Hat Barrierefreiheit etwas mit Design for All oder – international – mit Universal Design zu tun?
Peter H. Spitaler: Mit Barrierefreiheit wenden wir uns an 20 Prozent der Menschen. Das sind Personen mit Langzeitbehinderungen. Zusätzlich ergänzt sich diese Gruppe noch um Menschen mit temporären Einschränkungen. Unser ganzes Denken in Österreich hat sich in den letzten Jahren auf diese Gruppe konzentriert. Design for All ist aber das große Ganze: Es schließt die 20 Prozent ein, beachtet aber genauso die Bedürfnisse des Dreijährigen oder jene der älteren Frau mit gebücktem Rücken, die mit dem Rollator unterwegs ist.

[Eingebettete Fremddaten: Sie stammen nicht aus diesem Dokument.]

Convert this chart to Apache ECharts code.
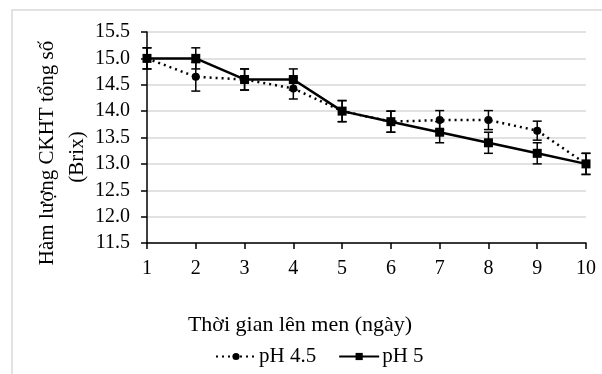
<!DOCTYPE html>
<html>
<head>
<meta charset="utf-8">
<script src="https://cdn.jsdelivr.net/npm/echarts@6/dist/echarts.min.js"></script>
<style>
  html, body { margin: 0; padding: 0; background: #fff; }
  #chart { width: 602px; height: 374px; }
</style>
</head>
<body>
<div id="chart"></div>
<script>
// Fermentation days
var days = ['1', '2', '3', '4', '5', '6', '7', '8', '9', '10'];
// Total soluble solids (Brix), pH 4.5 and its standard deviation
var ph45 = [15.0, 14.65, 14.6, 14.43, 14.0, 13.8, 13.83, 13.83, 13.63, 13.0];
var ph45Err = [0.2, 0.27, 0.2, 0.2, 0.2, 0.2, 0.18, 0.18, 0.18, 0.2];
// Total soluble solids (Brix), pH 5 and its standard deviation
var ph5 = [15.0, 15.0, 14.6, 14.6, 14.0, 13.8, 13.6, 13.4, 13.2, 13.0];
var ph5Err = [0.2, 0.2, 0.2, 0.2, 0.2, 0.2, 0.2, 0.2, 0.2, 0.2];
// Y axis range and step
var yMin = 11.5, yMax = 15.5, yStep = 0.5;

var serif = '"Liberation Serif", "Times New Roman", serif';

function errData(vals, errs) {
  return vals.map(function (v, i) { return [i, v - errs[i], v + errs[i]]; });
}

function renderErr(params, api) {
  var lo = api.coord([api.value(0), api.value(1)]);
  var hi = api.coord([api.value(0), api.value(2)]);
  var cap = 4.5;
  var style = { stroke: '#000', lineWidth: 1.5 };
  return {
    type: 'group',
    children: [
      { type: 'line', shape: { x1: lo[0], y1: lo[1], x2: hi[0], y2: hi[1] }, style: style },
      { type: 'line', shape: { x1: lo[0] - cap, y1: lo[1], x2: lo[0] + cap, y2: lo[1] }, style: style },
      { type: 'line', shape: { x1: hi[0] - cap, y1: hi[1], x2: hi[0] + cap, y2: hi[1] }, style: style }
    ]
  };
}

var chart = echarts.init(document.getElementById('chart'), null, { renderer: 'canvas' });
chart.setOption({
  animation: false,
  backgroundColor: '#fff',
  grid: { left: 147, right: 16, top: 32, bottom: 131 },
  graphic: [
    { type: 'rect', shape: { x: 12, y: 10, width: 600, height: 380 },
      style: { fill: 'none', stroke: '#d9d9d9', lineWidth: 1.5 }, z: -1 },
    { type: 'text', x: 47, y: 153, rotation: Math.PI / 2,
      style: { text: 'Hàm lượng CKHT tổng số', font: '21px ' + serif, fill: '#000',
               align: 'center', verticalAlign: 'middle' } },
    { type: 'text', x: 77, y: 157, rotation: Math.PI / 2,
      style: { text: '(Brix)', font: '21px ' + serif, fill: '#000',
               align: 'center', verticalAlign: 'middle' } },
    { type: 'text', x: 300, y: 325,
      style: { text: 'Thời gian lên men (ngày)', font: '22px ' + serif, fill: '#000',
               align: 'center', verticalAlign: 'middle' } }
  ],
  legend: {
    left: 210, top: 341,
    itemWidth: 40, itemHeight: 9, itemGap: 22,
    textStyle: { fontFamily: serif, fontSize: 21, color: '#000', padding: [0, 0, 0, -2] },
    data: ['pH 4.5', 'pH 5']
  },
  xAxis: {
    type: 'category',
    data: days,
    boundaryGap: false,
    axisLine: { lineStyle: { color: '#000', width: 1.5 } },
    axisTick: { show: true, length: 6, lineStyle: { color: '#000', width: 1.5 } },
    axisLabel: { fontFamily: serif, fontSize: 20, color: '#000', margin: 16 },
    splitLine: { show: false }
  },
  yAxis: {
    type: 'value',
    min: yMin, max: yMax, interval: yStep,
    axisLine: { show: true, lineStyle: { color: '#000', width: 1.5 } },
    axisTick: { show: true, length: 6, lineStyle: { color: '#000', width: 1.5 } },
    axisLabel: { fontFamily: serif, fontSize: 20, color: '#000', margin: 17,
                 formatter: function (v) { return v.toFixed(1); } },
    splitLine: { lineStyle: { color: '#d9d9d9', width: 1.5 } }
  },
  series: [
    {
      name: 'pH 4.5', type: 'line', data: ph45,
      symbol: 'circle', symbolSize: 8,
      lineStyle: { color: '#000', width: 2.5, type: [2, 4] },
      itemStyle: { color: '#000' }, z: 3
    },
    {
      name: 'pH 5', type: 'line', data: ph5,
      symbol: 'rect', symbolSize: 9,
      lineStyle: { color: '#000', width: 2.5 },
      itemStyle: { color: '#000' }, z: 3
    },
    { type: 'custom', renderItem: renderErr, data: errData(ph45, ph45Err), z: 4, silent: true },
    { type: 'custom', renderItem: renderErr, data: errData(ph5, ph5Err), z: 4, silent: true }
  ]
});
</script>
</body>
</html>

Beide haben das gleiche Ziel, nämlich den Lichtschalter in einer gewissen Höhe zu bedienen. Mit Design for All schaffe ich Lösungen für beide.
Ist eine barrierefreie Wohnung automatisch eine Design for All-Wohnung?
Nicht automatisch, sie sollte es aber sein. Design for All geht weit über den Baufokus hinaus: Da gehören Straßen und Spielplätze, die Geräte und Ausstattungen sowie Serviceprozesse dazu. Bei uns in Österreich ist dieses Thema deswegen auch noch nicht angekommen, weil jede Profession zu sehr auf ihren eigenen Bereich schaut: Der Architekt auf die Bauplanung, der Elektrotechniker auf seine elektrischen Lösungen. Beim Design for All ist es aber wichtig, dass die einzelnen Experten interdisziplinär arbeiten und sich vernetzen. Ich würde es begrüßen, wenn in meinen Lehrgängen Architekten, Akustiker, Physiotherapeuten und andere drinsitzen.
Gibt es in Europa ein Land, das sich mit Design for All beschäftigt?
Irland, Großbritannien und Skandinavien sind da sicher federführend. Norwegen beispielsweise hat sich vorgenommen, Universal Design durchgängig umzusetzen. Derzeit wird an einer Bestandsaufnahme über den öffentlichen Raum gearbeitet: Wie sieht es mit Gehsteigen und Straßenübergängen aus, wie mit Rampen, Stolperfallen und Kontrasten? Man schließt auch Verkehrsmittel mit ein – von der Stadt bis ins kleinste Dorf.
Wie kann ich mir Design for All in einem Gebäude vorstellen?
Schauen wir uns zum Beispiel einen Kindergarten an: Wir haben dort einerseits die Kinder, deren Selbstständigkeit gefördert werden soll. Wir haben das Kindergartenpersonal und wir haben Begleitpersonen der Kinder; das können auch ältere Leute sein, die auch gern ihrem Enkel bei der Weihnachtsvorstellung zusehen möchten. Das heißt, ich muss diesen Leuten auch geeignete Sessel mit einer guten Rückenlehne und Armstütze anbieten. Es macht auch keinen Sinn, nur putzige, kleine WCs zu machen, weil die Nutzergruppe nicht nur aus Kindern besteht. Oder ein anderes Beispiel: Architekt Wolfgang Tschapeller hat uns 2012 beim Wettbewerb für die Erweiterung der Universität für angewandte Kunst Wien als Universal Designer ins Team geholt. Wir haben „Personas“ der Nutzergruppen erstellt. Eine der entstandenen Personas ähnelte zufällig einer sehr bekannten Professorin. Sie unterrichtete damals noch an der Angewandten und mehr als drei Stufen waren für sie aufgrund ihres Alters und der damit verbundenen motorischen Einschränkungen nicht bewältigbar. Sie hat eben ganz etwas anderes benötigt als der 20-jährige dynamisch-sportliche Student. Im Zuge dieser Arbeit stießen wir ebenso auf eine Gruppe von hochintelligenten Studenten mit außergewöhnlichen kognitiven Fähigkeiten. Für diese ist oft eine besondere Umgebung notwendig, die Stresssituationen reduziert. Und wer kommt bei der Sponsionsfeier? Meistens die ganze Familie.
Was erwarten Sie sich von der EN 17210?
Diese Norm beschreibt sehr schön, wie der Mensch funktioniert. Leider ist das Verständnis für seine Bedürfnisse in der letzten Zeit verloren gegangen. Wie hebe ich etwas auf? Wie bewege ich mich in einem Gebäude? Was brauche ich für die Orientierung? Der Mensch muss wieder im Mittelpunkt stehen. Und er definiert die Anforderungen. Wenn das ankommt, dann bewegen wir uns in Richtung gutes Design.